Estando en Arequipa, nos trataron como a príncipes. El libro de homenaje se titula: Hugo Neira. La ilustración de nuestro tiempo (Universidad Católica Santa María, editor y coordinador, Carlos Rivera). No puedo menos que darles las gracias. No nací en Arequipa, ni he sido profesor de la universidad que lo publica. Les agradezco porque es un libro muy bien organizado. 

Contiene entrevistas, ensayos y discursos míos, también muchos de mis artículos un tanto desperdigados en revistas y periódicos. Y una sección «Perfiles» en la que me ocupo de Mariátegui, Haya de la Torre, Scorza, Fuenzalida o Tantaleán. Pero también de Sartre, Borges, Jesús y los Esenios. Neira periodista, sociólogo. Es cierto que me atraen disciplinas distintas y que mi amigo Juan Carlos Valdivia Cano me ha entendido bien y usa una metáfora para describirme: es el título de uno de mis libros, Del pensar mestizo, de 2006. No soy como el gran José María Arguedas que pensaba en quechua y en castellano. Lo que ocurre es que a lo largo de mi vida, acaso sin deliberada intención, he tomado conceptos y herramientas intelectuales de la tradición europea y occidental sin dejar de ser peruano. La hibridación, no el distanciamiento. De Montaigne, el exilio, el hábito de viajar, y si no se es rico como Montaigne, si no se tiene una torre o un castillo, se puede tener un patio, incluso un corral. Adolfo Castañón, estudioso del creador del ensayo, sostiene que la salud del intelectual le venía porque sabía irse (Por el país de Montaigne, 2015). Nosotros no hacemos libros. Son los libros que nos hacen: «Je n'ai pas plus fait mon livre que mon livre m'a fait». Una cita de Montaigne. No es un caso raro. Lo fue Lukas y lo fue el español José Ortega y Gasset, liberal, catedrático, no era judío, ni marxista, pero era un paria. ¿Por qué se le detestaba?
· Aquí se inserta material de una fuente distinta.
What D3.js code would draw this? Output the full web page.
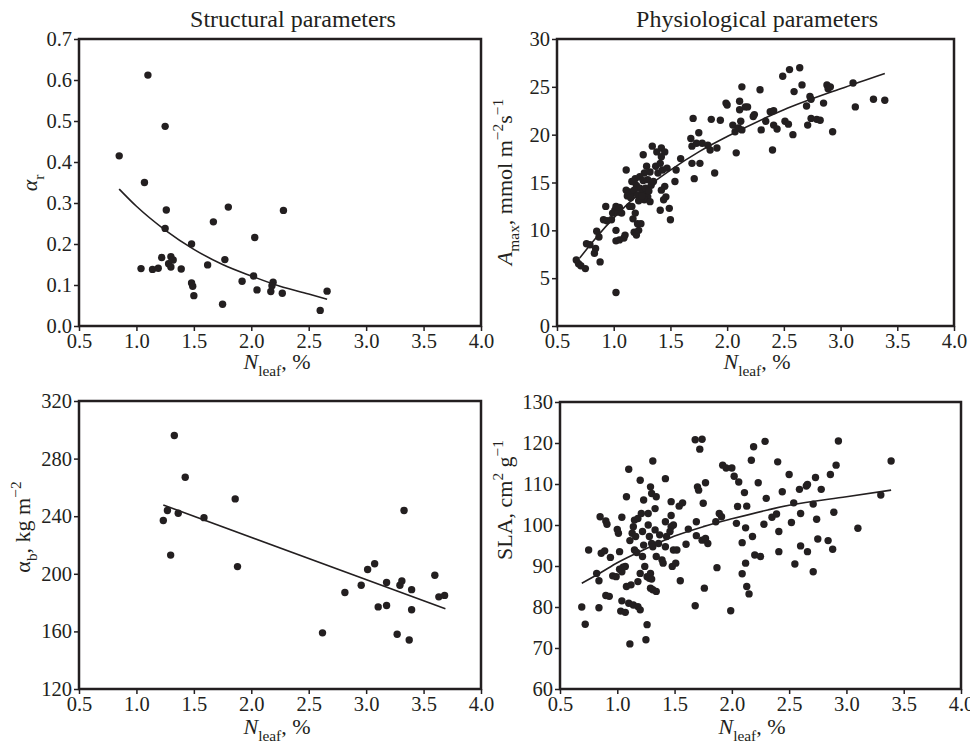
<!DOCTYPE html>
<html>
<head>
<meta charset="utf-8">
<script src="https://cdn.jsdelivr.net/npm/d3@7"></script>
<style>
  body { margin: 0; background: #fff; }
  text { font-family: "Liberation Serif", "Times New Roman", serif; fill: #231f20; }
</style>
</head>
<body>
<div id="chart"></div>
<script>
// ---- data: [N_leaf %, value] ----
const xTicks = [0.5, 1.0, 1.5, 2.0, 2.5, 3.0, 3.5, 4.0];

const alphaR_ticks = [0, 0.1, 0.2, 0.3, 0.4, 0.5, 0.6, 0.7];
const alphaR_pts = [
  [0.85,0.415],[1.10,0.612],[1.25,0.487],[1.07,0.35],[1.26,0.283],[1.25,0.238],[1.04,0.14],
  [1.14,0.138],[1.19,0.141],[1.22,0.167],[1.28,0.152],[1.30,0.169],[1.30,0.144],[1.32,0.161],
  [1.39,0.139],[1.48,0.20],[1.48,0.105],[1.49,0.097],[1.50,0.074],[1.62,0.149],[1.67,0.254],
  [1.77,0.162],[1.80,0.29],[1.75,0.053],[1.92,0.109],[2.02,0.122],[2.03,0.216],[2.05,0.088],
  [2.17,0.084],[2.19,0.107],[2.18,0.098],[2.28,0.282],[2.27,0.08],[2.60,0.038],[2.66,0.085]
];
const alphaR_fit = [[0.85,0.334],[1.0,0.292],[1.25,0.234],[1.5,0.187],[1.75,0.150],[2.0,0.122],[2.25,0.097],[2.5,0.078],[2.66,0.065]];

const amax_ticks = [0, 5, 10, 15, 20, 25, 30];
const amax_pts = [
  [0.67,6.9],[0.69,6.5],[0.71,6.3],[0.75,6.0],[0.76,8.6],[0.79,8.5],[0.83,7.6],[0.84,8.1],[0.85,9.9],
  [0.87,9.3],[0.88,6.7],[0.91,11.1],[0.93,12.5],[0.94,11.0],[0.98,11.1],[0.99,11.8],[1.01,12.1],
  [1.02,12.5],[1.04,11.9],[1.05,12.4],[1.07,11.8],[1.02,10.0],[1.02,8.9],[1.05,9.0],[1.09,9.2],
  [1.10,9.5],[1.02,3.5],[1.11,16.3],[1.11,14.2],[1.13,13.9],[1.14,14.0],[1.16,13.9],[1.16,12.5],
  [1.17,11.2],[1.19,11.8],[1.18,9.8],[1.20,9.5],[1.22,10.0],[1.24,10.7],[1.21,10.7],[1.26,17.9],
  [1.29,16.7],[1.30,15.3],[1.27,16.0],[1.32,16.1],[1.33,14.7],[1.35,15.1],[1.20,14.7],[1.23,14.4],
  [1.26,14.0],[1.29,13.9],[1.30,13.5],[1.27,13.2],[1.32,13.0],[1.24,13.3],[1.16,15.1],[1.34,18.8],
  [1.38,18.2],[1.42,18.6],[1.45,18.2],[1.42,17.7],[1.37,16.7],[1.41,17.0],[1.39,16.0],[1.43,16.3],
  [1.45,14.6],[1.46,13.5],[1.44,13.2],[1.41,12.1],[1.49,12.3],[1.50,11.1],[1.42,14.2],[1.47,16.5],
  [1.54,15.1],[1.55,16.3],[1.59,17.5],[1.68,19.6],[1.70,21.7],[1.69,18.8],[1.69,17.0],[1.71,15.4],
  [1.76,17.0],[1.75,20.2],[1.78,19.1],[1.73,19.1],[1.83,18.9],[1.85,18.4],[1.86,21.6],[1.89,16.0],
  [1.91,18.6],[1.94,21.5],[1.99,23.3],[2.00,23.1],[2.08,18.1],[2.05,21.0],[2.07,20.3],[2.10,20.7],
  [2.12,21.4],[2.13,20.5],[2.11,22.6],[2.13,25.0],[2.11,23.5],[2.16,22.9],[2.18,22.9],[2.24,22.1],
  [2.23,21.9],[2.29,24.7],[2.30,20.5],[2.34,21.4],[2.38,22.4],[2.40,18.4],[2.41,22.5],[2.41,21.0],
  [2.44,20.6],[2.49,26.1],[2.55,26.8],[2.64,27.0],[2.59,24.5],[2.66,25.2],[2.51,21.4],[2.54,21.1],
  [2.58,20.0],[2.71,21.0],[2.70,23.0],[2.73,24.0],[2.74,23.7],[2.74,21.7],[2.79,21.6],[2.82,21.5],
  [2.85,23.3],[2.88,25.2],[2.89,24.8],[2.91,25.0],[2.93,20.3],[3.11,25.4],[3.13,22.9],[3.29,23.7],
  [3.39,23.6],[1.12,13.6],[1.15,13.4],[1.18,14.2],[1.21,13.7],[1.22,13.1],[1.25,13.6],[1.28,14.4],
  [1.19,15.4],[1.23,15.6],[1.26,15.2],[1.31,14.1],[1.14,12.5]
];
const amax_fit = [[0.7,7.1],[0.85,9.3],[1.0,11.3],[1.25,14.1],[1.5,16.3],[1.75,18.2],[2.0,19.8],[2.5,22.6],[3.0,24.8],[3.39,26.4]];

const alphaB_ticks = [120, 160, 200, 240, 280, 320];
const alphaB_pts = [
  [1.33,296],[1.425,267],[1.234,237],[1.27,244],[1.364,242],[1.298,213],[1.588,239],[1.86,252],
  [1.88,205],[2.62,159],[2.815,187],[2.957,192],[3.013,203],[3.074,207],[3.105,177],[3.178,194],
  [3.178,178],[3.27,158],[3.294,192],[3.311,195],[3.33,244],[3.375,154],[3.396,189],[3.396,175],
  [3.598,199],[3.633,184],[3.683,185]
];
const alphaB_fit = [[1.234,247.8],[3.69,175.7]];

const sla_ticks = [60, 70, 80, 90, 100, 110, 120, 130];
const sla_pts = [
  [0.69,80.0],[0.72,75.8],[0.75,93.9],[0.82,88.2],[0.84,86.4],[0.84,79.8],[0.85,102.0],[0.86,93.1],
  [0.89,93.7],[0.90,101.0],[0.91,100.2],[0.90,82.8],[0.93,82.6],[0.94,92.1],[0.96,87.6],[0.99,87.4],
  [1.00,98.9],[1.01,98.0],[1.02,93.5],[1.02,89.2],[1.04,88.6],[1.05,89.7],[1.07,89.9],[1.04,101.9],
  [1.03,79.0],[1.04,81.5],[1.07,78.7],[1.08,106.9],[1.10,113.6],[1.11,71.0],[1.08,85.0],[1.12,85.4],
  [1.10,80.9],[1.14,80.5],[1.18,80.1],[1.20,79.3],[1.11,96.2],[1.13,98.0],[1.14,99.6],[1.15,93.9],
  [1.17,93.3],[1.15,101.2],[1.18,101.6],[1.16,97.2],[1.20,110.9],[1.23,106.1],[1.21,102.8],[1.22,98.4],
  [1.23,95.1],[1.22,92.3],[1.24,89.9],[1.20,88.2],[1.18,86.2],[1.26,75.7],[1.25,72.0],[1.26,87.4],
  [1.28,87.0],[1.29,88.2],[1.30,86.8],[1.29,84.6],[1.31,84.2],[1.34,83.8],[1.27,102.8],[1.29,109.3],
  [1.30,107.7],[1.31,115.6],[1.34,106.9],[1.33,104.0],[1.27,100.0],[1.28,97.2],[1.30,95.5],[1.31,94.7],
  [1.33,98.8],[1.36,95.5],[1.37,97.6],[1.34,92.3],[1.39,91.5],[1.40,90.7],[1.42,111.3],[1.42,100.8],
  [1.43,97.2],[1.42,94.7],[1.47,105.7],[1.47,102.3],[1.47,99.6],[1.46,98.4],[1.49,100.0],[1.49,93.9],
  [1.48,89.9],[1.51,90.7],[1.52,93.9],[1.55,86.4],[1.54,104.6],[1.57,105.4],[1.60,95.3],[1.62,99.0],
  [1.68,80.3],[1.69,100.8],[1.69,97.4],[1.70,109.3],[1.71,108.5],[1.68,120.8],[1.74,120.9],[1.72,118.5],
  [1.75,105.3],[1.77,110.3],[1.76,84.6],[1.74,96.3],[1.77,96.7],[1.79,95.5],[1.87,89.6],[1.86,100.8],
  [1.89,102.8],[1.91,102.0],[1.92,114.6],[1.95,113.9],[2.00,113.9],[1.99,79.1],[2.02,111.9],[2.06,110.5],
  [2.04,100.4],[2.05,104.5],[2.09,88.1],[2.09,95.7],[2.11,107.9],[2.12,99.3],[2.12,90.7],[2.13,104.6],
  [2.13,85.0],[2.15,83.2],[2.17,115.8],[2.19,119.1],[2.18,97.2],[2.20,92.7],[2.23,110.3],[2.25,92.3],
  [2.28,100.2],[2.29,120.4],[2.30,106.5],[2.35,101.9],[2.39,102.7],[2.40,115.4],[2.41,98.4],[2.41,93.5],
  [2.44,108.1],[2.50,112.3],[2.52,100.6],[2.54,105.4],[2.55,90.5],[2.59,108.7],[2.60,102.8],[2.60,94.9],
  [2.65,109.5],[2.66,109.9],[2.66,93.5],[2.71,88.6],[2.71,105.1],[2.73,111.6],[2.74,101.4],[2.75,96.6],
  [2.78,108.7],[2.84,96.2],[2.86,112.3],[2.88,94.1],[2.89,103.1],[2.91,114.6],[2.93,120.5],[3.10,99.2],
  [3.30,107.3],[3.39,115.6]
];
const sla_fit = [[0.69,85.8],[0.85,88.3],[1.0,90.8],[1.25,94.2],[1.5,97.3],[1.75,99.6],[2.0,101.5],[2.5,104.8],[3.0,106.9],[3.39,108.5]];

// ---- layout ----
const svg = d3.select("#chart").append("svg").attr("width", 970).attr("height", 745);
const ink = "#231f20";
const tickFont = 20.5;

const panels = [
  { box: { l: 79, r: 481, t: 39, b: 326 }, yDom: [0, 0.7], yTicks: alphaR_ticks, yFmt: d3.format(".1f"),
    pts: alphaR_pts, fit: alphaR_fit, ylabPos: [37, 183], xlabPos: [277, 369],
    ylab: [{ t: "\u03b1", i: true }, { t: "r", sub: true }] },
  { box: { l: 557, r: 954, t: 39, b: 326 }, yDom: [0, 30], yTicks: amax_ticks, yFmt: d3.format("d"),
    pts: amax_pts, fit: amax_fit, ylabPos: [512, 182], xlabPos: [757, 369],
    ylab: [{ t: "A", i: true }, { t: "max", sub: true }, { t: ", mmol m" }, { t: "\u22122", sup: true }, { t: "s" }, { t: "\u22121", sup: true }] },
  { box: { l: 79, r: 481, t: 401, b: 689 }, yDom: [120, 320], yTicks: alphaB_ticks, yFmt: d3.format("d"),
    pts: alphaB_pts, fit: alphaB_fit, ylabPos: [30, 527], xlabPos: [277, 734],
    ylab: [{ t: "\u03b1" }, { t: "b", sub: true }, { t: ", kg m" }, { t: "\u22122", sup: true }] },
  { box: { l: 560, r: 961, t: 402, b: 689 }, yDom: [60, 130], yTicks: sla_ticks, yFmt: d3.format("d"),
    pts: sla_pts, fit: sla_fit, ylabPos: [512, 500], xlabPos: [752, 734],
    ylab: [{ t: "SLA, cm" }, { t: "2", sup: true }, { t: " g" }, { t: "\u22121", sup: true }] }
];

// text with sub/superscripts
let richText = (sel, segs, fs) => {
  const t = sel.append("text").attr("font-size", fs).attr("text-anchor", "middle");
  let shift = 0;
  segs.forEach(s => {
    const target = s.sub ? fs * 0.3 : s.sup ? -fs * 0.42 : 0;
    const ts = t.append("tspan").text(s.t).attr("dy", target - shift);
    shift = target;
    if (s.sub || s.sup) ts.attr("font-size", fs * 0.7);
    if (s.i) ts.attr("font-style", "italic");
  });
  return t;
};

panels.forEach(p => {
  const x = d3.scaleLinear().domain([0.5, 4.0]).range([p.box.l, p.box.r]);
  const y = d3.scaleLinear().domain(p.yDom).range([p.box.b, p.box.t]);
  const g = svg.append("g");

  g.append("g")
    .attr("transform", `translate(0,${p.box.b})`)
    .call(d3.axisBottom(x).tickValues(xTicks).tickFormat(d3.format(".1f")).tickSize(5).tickPadding(2).tickSizeOuter(0))
    .call(a => a.select(".domain").remove())
    .call(a => a.selectAll("line").attr("stroke", ink).attr("stroke-width", 1.5))
    .call(a => a.selectAll("text").attr("font-family", "Liberation Serif").attr("font-size", tickFont).attr("fill", ink));

  g.append("g")
    .attr("transform", `translate(${p.box.l},0)`)
    .call(d3.axisLeft(y).tickValues(p.yTicks).tickFormat(p.yFmt).tickSize(5).tickPadding(2).tickSizeOuter(0))
    .call(a => a.select(".domain").remove())
    .call(a => a.selectAll("line").attr("stroke", ink).attr("stroke-width", 1.5))
    .call(a => a.selectAll("text").attr("font-family", "Liberation Serif").attr("font-size", tickFont).attr("fill", ink));

  g.append("rect")
    .attr("x", p.box.l).attr("y", p.box.t)
    .attr("width", p.box.r - p.box.l).attr("height", p.box.b - p.box.t)
    .attr("fill", "none").attr("stroke", ink).attr("stroke-width", 2.5);

  g.append("path")
    .datum(p.fit)
    .attr("fill", "none").attr("stroke", ink).attr("stroke-width", 1.6)
    .attr("d", d3.line().x(d => x(d[0])).y(d => y(d[1])).curve(d3.curveMonotoneX));

  g.selectAll("circle").data(p.pts).enter().append("circle")
    .attr("cx", d => x(d[0])).attr("cy", d => y(d[1]))
    .attr("r", 3.7).attr("fill", ink);

  richText(g, [{ t: "N", i: true }, { t: "leaf", sub: true }, { t: ", %" }], 22)
    .attr("x", p.xlabPos[0]).attr("y", p.xlabPos[1]);

  richText(g, p.ylab, 22)
    .attr("transform", `translate(${p.ylabPos[0]},${p.ylabPos[1]}) rotate(-90)`);
});

svg.append("text").attr("x", 293).attr("y", 27).attr("text-anchor", "middle").attr("font-size", 24).text("Structural parameters");
svg.append("text").attr("x", 757).attr("y", 27).attr("text-anchor", "middle").attr("font-size", 24).text("Physiological parameters");
</script>
</body>
</html>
Porque en 1917 llama a España «invertebrada», anticipándose a la guerra civil. El forastero es capaz de discernir, a diferencia de los cuya vida no es sino una continuidad. Los alemanes tienen un concepto, lo que Mannheim llamaba la Freischwebende Intelligenz. Los que están como pájaros, adentro y afuera. El marginado es más lúcido que el sedentario.